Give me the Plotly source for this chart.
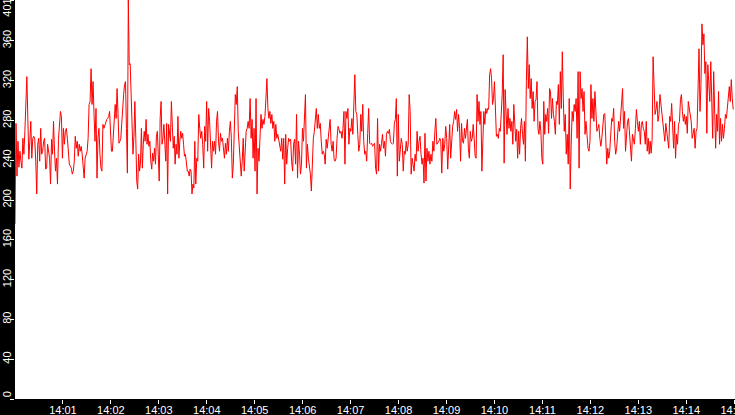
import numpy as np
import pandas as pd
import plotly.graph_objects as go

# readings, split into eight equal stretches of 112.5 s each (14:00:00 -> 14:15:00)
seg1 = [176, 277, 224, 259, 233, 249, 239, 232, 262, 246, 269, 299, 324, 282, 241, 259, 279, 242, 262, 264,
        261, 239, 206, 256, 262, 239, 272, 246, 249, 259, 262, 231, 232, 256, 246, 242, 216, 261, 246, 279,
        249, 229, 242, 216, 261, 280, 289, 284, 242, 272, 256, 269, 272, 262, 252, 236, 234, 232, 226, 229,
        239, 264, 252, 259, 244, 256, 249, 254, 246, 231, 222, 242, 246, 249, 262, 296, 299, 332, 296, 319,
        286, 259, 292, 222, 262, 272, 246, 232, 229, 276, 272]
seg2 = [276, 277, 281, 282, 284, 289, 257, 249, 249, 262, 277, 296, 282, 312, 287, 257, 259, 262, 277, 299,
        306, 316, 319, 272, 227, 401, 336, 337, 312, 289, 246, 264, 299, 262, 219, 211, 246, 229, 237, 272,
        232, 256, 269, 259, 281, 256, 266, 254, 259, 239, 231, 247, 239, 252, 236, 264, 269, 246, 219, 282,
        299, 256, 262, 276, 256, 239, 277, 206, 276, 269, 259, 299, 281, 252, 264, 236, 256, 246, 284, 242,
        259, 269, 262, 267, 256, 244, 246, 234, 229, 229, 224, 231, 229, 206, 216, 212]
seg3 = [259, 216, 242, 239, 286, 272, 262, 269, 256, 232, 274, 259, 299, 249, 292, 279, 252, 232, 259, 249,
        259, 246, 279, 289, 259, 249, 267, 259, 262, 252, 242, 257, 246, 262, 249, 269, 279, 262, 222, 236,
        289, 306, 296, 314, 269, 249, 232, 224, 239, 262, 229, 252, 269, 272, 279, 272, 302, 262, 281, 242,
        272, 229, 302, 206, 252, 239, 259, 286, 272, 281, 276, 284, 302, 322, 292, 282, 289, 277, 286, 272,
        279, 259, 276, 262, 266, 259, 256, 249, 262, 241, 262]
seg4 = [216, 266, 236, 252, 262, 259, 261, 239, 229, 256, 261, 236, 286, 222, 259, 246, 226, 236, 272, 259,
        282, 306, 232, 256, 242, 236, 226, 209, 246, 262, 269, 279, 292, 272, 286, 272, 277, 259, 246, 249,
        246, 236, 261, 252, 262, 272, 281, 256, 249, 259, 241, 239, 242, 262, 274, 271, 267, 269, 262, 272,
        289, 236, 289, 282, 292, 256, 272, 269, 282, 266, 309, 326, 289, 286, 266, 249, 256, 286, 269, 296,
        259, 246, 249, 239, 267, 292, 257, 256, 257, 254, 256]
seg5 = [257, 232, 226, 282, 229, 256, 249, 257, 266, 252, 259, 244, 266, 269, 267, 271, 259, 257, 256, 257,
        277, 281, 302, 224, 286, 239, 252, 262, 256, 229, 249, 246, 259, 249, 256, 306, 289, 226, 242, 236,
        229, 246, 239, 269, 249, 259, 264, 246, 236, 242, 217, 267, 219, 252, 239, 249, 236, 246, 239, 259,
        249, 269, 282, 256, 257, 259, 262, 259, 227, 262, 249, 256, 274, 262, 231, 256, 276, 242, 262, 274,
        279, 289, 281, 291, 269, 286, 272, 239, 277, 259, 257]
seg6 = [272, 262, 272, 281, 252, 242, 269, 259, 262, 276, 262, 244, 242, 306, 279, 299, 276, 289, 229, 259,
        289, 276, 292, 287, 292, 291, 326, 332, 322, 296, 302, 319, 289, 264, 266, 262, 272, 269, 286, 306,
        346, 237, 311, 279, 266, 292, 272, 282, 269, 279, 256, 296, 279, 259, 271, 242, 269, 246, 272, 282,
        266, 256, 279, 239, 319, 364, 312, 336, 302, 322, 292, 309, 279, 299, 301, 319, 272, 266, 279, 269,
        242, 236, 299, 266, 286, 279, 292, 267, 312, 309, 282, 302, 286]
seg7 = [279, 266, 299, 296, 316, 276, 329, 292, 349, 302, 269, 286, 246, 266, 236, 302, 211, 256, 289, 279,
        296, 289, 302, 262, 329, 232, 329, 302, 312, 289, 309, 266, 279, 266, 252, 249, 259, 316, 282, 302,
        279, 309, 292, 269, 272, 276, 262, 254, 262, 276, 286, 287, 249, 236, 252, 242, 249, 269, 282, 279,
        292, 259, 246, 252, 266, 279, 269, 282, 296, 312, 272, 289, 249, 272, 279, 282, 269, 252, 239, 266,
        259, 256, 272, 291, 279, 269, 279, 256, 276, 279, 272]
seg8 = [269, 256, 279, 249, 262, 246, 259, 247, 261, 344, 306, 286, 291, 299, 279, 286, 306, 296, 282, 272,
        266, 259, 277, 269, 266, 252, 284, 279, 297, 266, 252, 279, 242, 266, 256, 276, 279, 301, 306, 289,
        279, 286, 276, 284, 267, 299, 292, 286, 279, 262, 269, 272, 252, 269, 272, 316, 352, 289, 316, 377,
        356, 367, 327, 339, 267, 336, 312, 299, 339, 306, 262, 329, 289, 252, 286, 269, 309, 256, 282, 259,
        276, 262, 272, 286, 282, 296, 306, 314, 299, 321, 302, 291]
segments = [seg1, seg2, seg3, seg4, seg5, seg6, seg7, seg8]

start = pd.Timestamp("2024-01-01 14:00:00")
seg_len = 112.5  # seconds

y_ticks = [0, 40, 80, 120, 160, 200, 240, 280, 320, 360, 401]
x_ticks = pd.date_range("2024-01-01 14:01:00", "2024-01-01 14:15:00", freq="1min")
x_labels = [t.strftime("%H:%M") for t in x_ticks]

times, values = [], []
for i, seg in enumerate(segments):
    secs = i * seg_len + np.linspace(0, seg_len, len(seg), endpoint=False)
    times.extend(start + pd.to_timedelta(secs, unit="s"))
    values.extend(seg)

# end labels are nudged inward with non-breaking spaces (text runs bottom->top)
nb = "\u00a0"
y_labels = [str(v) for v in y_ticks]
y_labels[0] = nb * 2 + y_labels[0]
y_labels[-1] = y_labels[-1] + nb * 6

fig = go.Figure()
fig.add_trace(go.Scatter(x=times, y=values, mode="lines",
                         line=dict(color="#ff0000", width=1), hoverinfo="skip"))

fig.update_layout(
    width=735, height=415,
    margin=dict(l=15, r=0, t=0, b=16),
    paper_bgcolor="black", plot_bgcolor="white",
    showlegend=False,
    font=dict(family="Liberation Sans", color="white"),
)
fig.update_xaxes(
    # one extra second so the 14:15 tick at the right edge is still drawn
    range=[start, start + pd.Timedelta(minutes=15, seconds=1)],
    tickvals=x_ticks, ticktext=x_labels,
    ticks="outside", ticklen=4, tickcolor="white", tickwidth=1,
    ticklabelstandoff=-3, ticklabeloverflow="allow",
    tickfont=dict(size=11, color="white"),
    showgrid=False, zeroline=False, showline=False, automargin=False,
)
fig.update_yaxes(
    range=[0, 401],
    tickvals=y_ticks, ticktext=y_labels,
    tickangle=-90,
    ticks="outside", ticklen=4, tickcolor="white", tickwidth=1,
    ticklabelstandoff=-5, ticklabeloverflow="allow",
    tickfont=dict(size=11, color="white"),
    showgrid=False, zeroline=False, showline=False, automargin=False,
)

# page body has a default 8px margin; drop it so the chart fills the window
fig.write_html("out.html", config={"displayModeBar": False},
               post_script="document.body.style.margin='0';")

# # # # #

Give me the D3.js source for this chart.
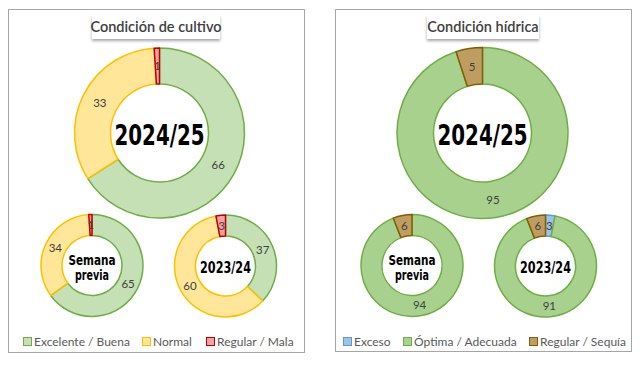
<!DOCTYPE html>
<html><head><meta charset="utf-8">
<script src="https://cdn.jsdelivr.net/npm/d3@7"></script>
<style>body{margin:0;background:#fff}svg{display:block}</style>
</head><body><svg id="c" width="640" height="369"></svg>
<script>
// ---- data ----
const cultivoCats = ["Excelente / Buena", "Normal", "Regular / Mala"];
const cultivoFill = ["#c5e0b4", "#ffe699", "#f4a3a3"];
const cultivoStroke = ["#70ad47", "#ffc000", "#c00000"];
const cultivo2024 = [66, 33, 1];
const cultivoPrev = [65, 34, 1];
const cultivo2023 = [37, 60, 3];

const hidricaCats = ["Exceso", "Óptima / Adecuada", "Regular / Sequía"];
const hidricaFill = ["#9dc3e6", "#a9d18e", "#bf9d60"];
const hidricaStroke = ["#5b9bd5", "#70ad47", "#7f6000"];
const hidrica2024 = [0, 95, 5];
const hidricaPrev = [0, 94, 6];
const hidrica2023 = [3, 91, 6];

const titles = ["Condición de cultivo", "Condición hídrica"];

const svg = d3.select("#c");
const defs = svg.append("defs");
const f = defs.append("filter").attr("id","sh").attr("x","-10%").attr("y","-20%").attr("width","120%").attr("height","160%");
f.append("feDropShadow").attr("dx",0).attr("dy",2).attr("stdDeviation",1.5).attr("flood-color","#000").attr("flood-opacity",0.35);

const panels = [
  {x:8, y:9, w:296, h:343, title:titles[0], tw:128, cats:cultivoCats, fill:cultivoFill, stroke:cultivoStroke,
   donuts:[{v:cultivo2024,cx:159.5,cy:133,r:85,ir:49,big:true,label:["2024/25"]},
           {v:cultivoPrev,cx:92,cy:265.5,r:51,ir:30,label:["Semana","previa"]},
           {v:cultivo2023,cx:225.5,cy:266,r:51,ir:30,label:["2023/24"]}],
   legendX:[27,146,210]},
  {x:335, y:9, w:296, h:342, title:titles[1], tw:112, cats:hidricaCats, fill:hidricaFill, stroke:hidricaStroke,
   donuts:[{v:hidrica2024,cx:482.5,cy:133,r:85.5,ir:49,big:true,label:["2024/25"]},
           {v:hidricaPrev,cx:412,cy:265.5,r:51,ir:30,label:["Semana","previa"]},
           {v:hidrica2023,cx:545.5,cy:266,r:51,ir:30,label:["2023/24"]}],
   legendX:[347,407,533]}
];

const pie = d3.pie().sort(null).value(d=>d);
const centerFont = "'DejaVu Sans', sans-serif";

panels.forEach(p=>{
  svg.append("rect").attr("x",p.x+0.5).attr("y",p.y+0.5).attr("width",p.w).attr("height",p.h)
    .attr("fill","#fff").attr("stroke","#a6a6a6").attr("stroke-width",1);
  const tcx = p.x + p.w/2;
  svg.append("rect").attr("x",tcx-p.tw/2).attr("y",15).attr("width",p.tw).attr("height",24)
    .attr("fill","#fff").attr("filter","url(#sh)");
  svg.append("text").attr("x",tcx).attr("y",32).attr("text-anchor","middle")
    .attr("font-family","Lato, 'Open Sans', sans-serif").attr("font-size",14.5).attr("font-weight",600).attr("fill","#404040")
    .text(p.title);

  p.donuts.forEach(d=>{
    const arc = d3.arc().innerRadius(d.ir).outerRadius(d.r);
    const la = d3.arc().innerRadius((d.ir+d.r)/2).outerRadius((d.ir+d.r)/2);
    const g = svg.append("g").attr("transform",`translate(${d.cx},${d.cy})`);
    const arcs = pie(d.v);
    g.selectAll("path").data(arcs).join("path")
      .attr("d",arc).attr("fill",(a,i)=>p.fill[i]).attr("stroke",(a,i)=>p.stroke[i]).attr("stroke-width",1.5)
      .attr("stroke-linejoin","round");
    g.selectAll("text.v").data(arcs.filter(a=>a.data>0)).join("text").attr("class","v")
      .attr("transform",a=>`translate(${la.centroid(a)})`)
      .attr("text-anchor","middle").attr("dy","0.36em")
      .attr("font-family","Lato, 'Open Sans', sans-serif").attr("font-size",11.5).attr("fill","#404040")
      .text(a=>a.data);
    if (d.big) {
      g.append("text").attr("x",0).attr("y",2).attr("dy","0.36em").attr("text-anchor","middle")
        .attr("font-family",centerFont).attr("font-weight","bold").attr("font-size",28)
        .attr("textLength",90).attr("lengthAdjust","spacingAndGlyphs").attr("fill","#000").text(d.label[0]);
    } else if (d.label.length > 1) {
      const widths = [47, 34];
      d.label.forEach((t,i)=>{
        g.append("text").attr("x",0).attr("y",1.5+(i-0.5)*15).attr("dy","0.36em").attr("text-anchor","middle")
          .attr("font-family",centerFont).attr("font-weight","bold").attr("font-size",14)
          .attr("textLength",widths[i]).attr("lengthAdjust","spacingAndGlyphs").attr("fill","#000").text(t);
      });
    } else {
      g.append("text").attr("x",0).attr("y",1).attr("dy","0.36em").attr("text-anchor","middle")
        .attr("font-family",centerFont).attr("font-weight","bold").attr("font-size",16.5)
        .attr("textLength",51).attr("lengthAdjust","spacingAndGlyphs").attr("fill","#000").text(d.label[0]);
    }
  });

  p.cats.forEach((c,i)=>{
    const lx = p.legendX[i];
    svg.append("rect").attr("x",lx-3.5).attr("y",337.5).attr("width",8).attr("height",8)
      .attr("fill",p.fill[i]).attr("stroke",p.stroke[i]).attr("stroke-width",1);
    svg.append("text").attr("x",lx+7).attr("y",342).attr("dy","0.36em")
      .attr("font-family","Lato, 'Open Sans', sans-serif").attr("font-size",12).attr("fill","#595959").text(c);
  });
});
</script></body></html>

# # # # #

• _THE REQUEST_: Which lines contain "source"? Copy each of them.

• _TASK RESPONSE_:
Give me the Plotly source for this chart.
Give me the D3.js source for this chart.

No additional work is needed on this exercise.